■ TO BE DONE ■
Write out the listing below without alteration, omitting its pictures.

■ DATA PROVIDED ■
◇ ◇ ◇
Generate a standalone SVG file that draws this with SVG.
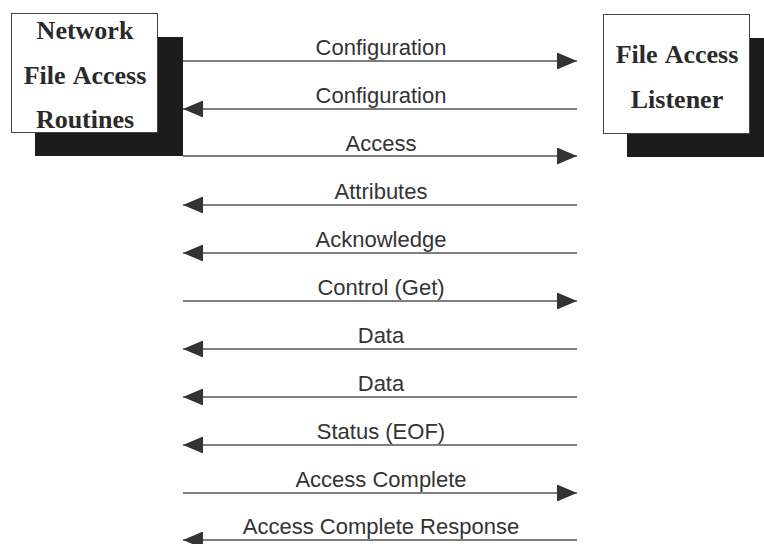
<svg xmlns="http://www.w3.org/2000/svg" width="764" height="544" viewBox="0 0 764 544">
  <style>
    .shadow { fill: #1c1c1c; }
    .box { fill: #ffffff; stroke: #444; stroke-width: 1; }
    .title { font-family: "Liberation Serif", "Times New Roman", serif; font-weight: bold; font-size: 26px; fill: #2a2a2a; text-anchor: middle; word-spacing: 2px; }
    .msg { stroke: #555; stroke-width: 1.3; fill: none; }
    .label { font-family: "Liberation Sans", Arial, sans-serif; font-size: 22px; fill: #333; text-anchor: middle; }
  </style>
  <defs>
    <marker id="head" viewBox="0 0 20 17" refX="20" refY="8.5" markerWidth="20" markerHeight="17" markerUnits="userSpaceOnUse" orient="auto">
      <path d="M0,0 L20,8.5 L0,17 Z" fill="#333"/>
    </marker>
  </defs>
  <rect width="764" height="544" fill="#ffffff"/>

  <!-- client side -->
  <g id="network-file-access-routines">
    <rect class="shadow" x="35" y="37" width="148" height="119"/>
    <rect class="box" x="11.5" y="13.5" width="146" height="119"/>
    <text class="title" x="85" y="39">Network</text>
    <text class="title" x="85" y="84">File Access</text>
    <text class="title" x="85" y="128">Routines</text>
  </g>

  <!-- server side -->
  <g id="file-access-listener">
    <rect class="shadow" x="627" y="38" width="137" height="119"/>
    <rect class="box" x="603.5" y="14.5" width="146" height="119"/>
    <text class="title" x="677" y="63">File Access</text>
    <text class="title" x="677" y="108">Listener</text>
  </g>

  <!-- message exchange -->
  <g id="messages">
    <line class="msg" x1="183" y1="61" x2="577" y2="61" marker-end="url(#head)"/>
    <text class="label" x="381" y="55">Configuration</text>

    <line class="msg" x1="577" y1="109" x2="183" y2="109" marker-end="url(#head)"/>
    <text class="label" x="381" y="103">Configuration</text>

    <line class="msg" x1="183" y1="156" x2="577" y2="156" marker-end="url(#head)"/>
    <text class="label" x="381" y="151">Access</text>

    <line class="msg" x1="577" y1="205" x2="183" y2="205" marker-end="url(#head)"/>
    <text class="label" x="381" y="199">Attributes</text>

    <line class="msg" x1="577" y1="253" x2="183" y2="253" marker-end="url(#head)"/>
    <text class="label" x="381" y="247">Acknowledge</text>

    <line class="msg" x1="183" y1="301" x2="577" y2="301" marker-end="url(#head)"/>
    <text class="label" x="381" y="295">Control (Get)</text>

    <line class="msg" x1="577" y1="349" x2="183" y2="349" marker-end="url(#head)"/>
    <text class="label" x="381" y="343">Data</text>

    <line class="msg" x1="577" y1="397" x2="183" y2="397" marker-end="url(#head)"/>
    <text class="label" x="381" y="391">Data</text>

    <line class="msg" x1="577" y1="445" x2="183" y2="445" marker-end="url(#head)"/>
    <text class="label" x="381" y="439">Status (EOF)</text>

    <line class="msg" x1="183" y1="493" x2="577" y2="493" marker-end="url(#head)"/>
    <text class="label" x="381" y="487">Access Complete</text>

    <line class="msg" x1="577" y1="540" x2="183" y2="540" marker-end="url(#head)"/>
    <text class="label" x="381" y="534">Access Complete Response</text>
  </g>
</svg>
◇ ◇ ◇
■ IN RESPONSE ■
Generate a standalone SVG file that draws this with SVG.
<svg xmlns="http://www.w3.org/2000/svg" width="764" height="544" viewBox="0 0 764 544">
  <style>
    .shadow { fill: #1c1c1c; }
    .box { fill: #ffffff; stroke: #444; stroke-width: 1; }
    .title { font-family: "Liberation Serif", "Times New Roman", serif; font-weight: bold; font-size: 26px; fill: #2a2a2a; text-anchor: middle; word-spacing: 2px; }
    .msg { stroke: #555; stroke-width: 1.3; fill: none; }
    .label { font-family: "Liberation Sans", Arial, sans-serif; font-size: 22px; fill: #333; text-anchor: middle; }
  </style>
  <defs>
    <marker id="head" viewBox="0 0 20 17" refX="20" refY="8.5" markerWidth="20" markerHeight="17" markerUnits="userSpaceOnUse" orient="auto">
      <path d="M0,0 L20,8.5 L0,17 Z" fill="#333"/>
    </marker>
  </defs>
  <rect width="764" height="544" fill="#ffffff"/>

  <!-- client side -->
  <g id="network-file-access-routines">
    <rect class="shadow" x="35" y="37" width="148" height="119"/>
    <rect class="box" x="11.5" y="13.5" width="146" height="119"/>
    <text class="title" x="85" y="39">Network</text>
    <text class="title" x="85" y="84">File Access</text>
    <text class="title" x="85" y="128">Routines</text>
  </g>

  <!-- server side -->
  <g id="file-access-listener">
    <rect class="shadow" x="627" y="38" width="137" height="119"/>
    <rect class="box" x="603.5" y="14.5" width="146" height="119"/>
    <text class="title" x="677" y="63">File Access</text>
    <text class="title" x="677" y="108">Listener</text>
  </g>

  <!-- message exchange -->
  <g id="messages">
    <line class="msg" x1="183" y1="61" x2="577" y2="61" marker-end="url(#head)"/>
    <text class="label" x="381" y="55">Configuration</text>

    <line class="msg" x1="577" y1="109" x2="183" y2="109" marker-end="url(#head)"/>
    <text class="label" x="381" y="103">Configuration</text>

    <line class="msg" x1="183" y1="156" x2="577" y2="156" marker-end="url(#head)"/>
    <text class="label" x="381" y="151">Access</text>

    <line class="msg" x1="577" y1="205" x2="183" y2="205" marker-end="url(#head)"/>
    <text class="label" x="381" y="199">Attributes</text>

    <line class="msg" x1="577" y1="253" x2="183" y2="253" marker-end="url(#head)"/>
    <text class="label" x="381" y="247">Acknowledge</text>

    <line class="msg" x1="183" y1="301" x2="577" y2="301" marker-end="url(#head)"/>
    <text class="label" x="381" y="295">Control (Get)</text>

    <line class="msg" x1="577" y1="349" x2="183" y2="349" marker-end="url(#head)"/>
    <text class="label" x="381" y="343">Data</text>

    <line class="msg" x1="577" y1="397" x2="183" y2="397" marker-end="url(#head)"/>
    <text class="label" x="381" y="391">Data</text>

    <line class="msg" x1="577" y1="445" x2="183" y2="445" marker-end="url(#head)"/>
    <text class="label" x="381" y="439">Status (EOF)</text>

    <line class="msg" x1="183" y1="493" x2="577" y2="493" marker-end="url(#head)"/>
    <text class="label" x="381" y="487">Access Complete</text>

    <line class="msg" x1="577" y1="540" x2="183" y2="540" marker-end="url(#head)"/>
    <text class="label" x="381" y="534">Access Complete Response</text>
  </g>
</svg>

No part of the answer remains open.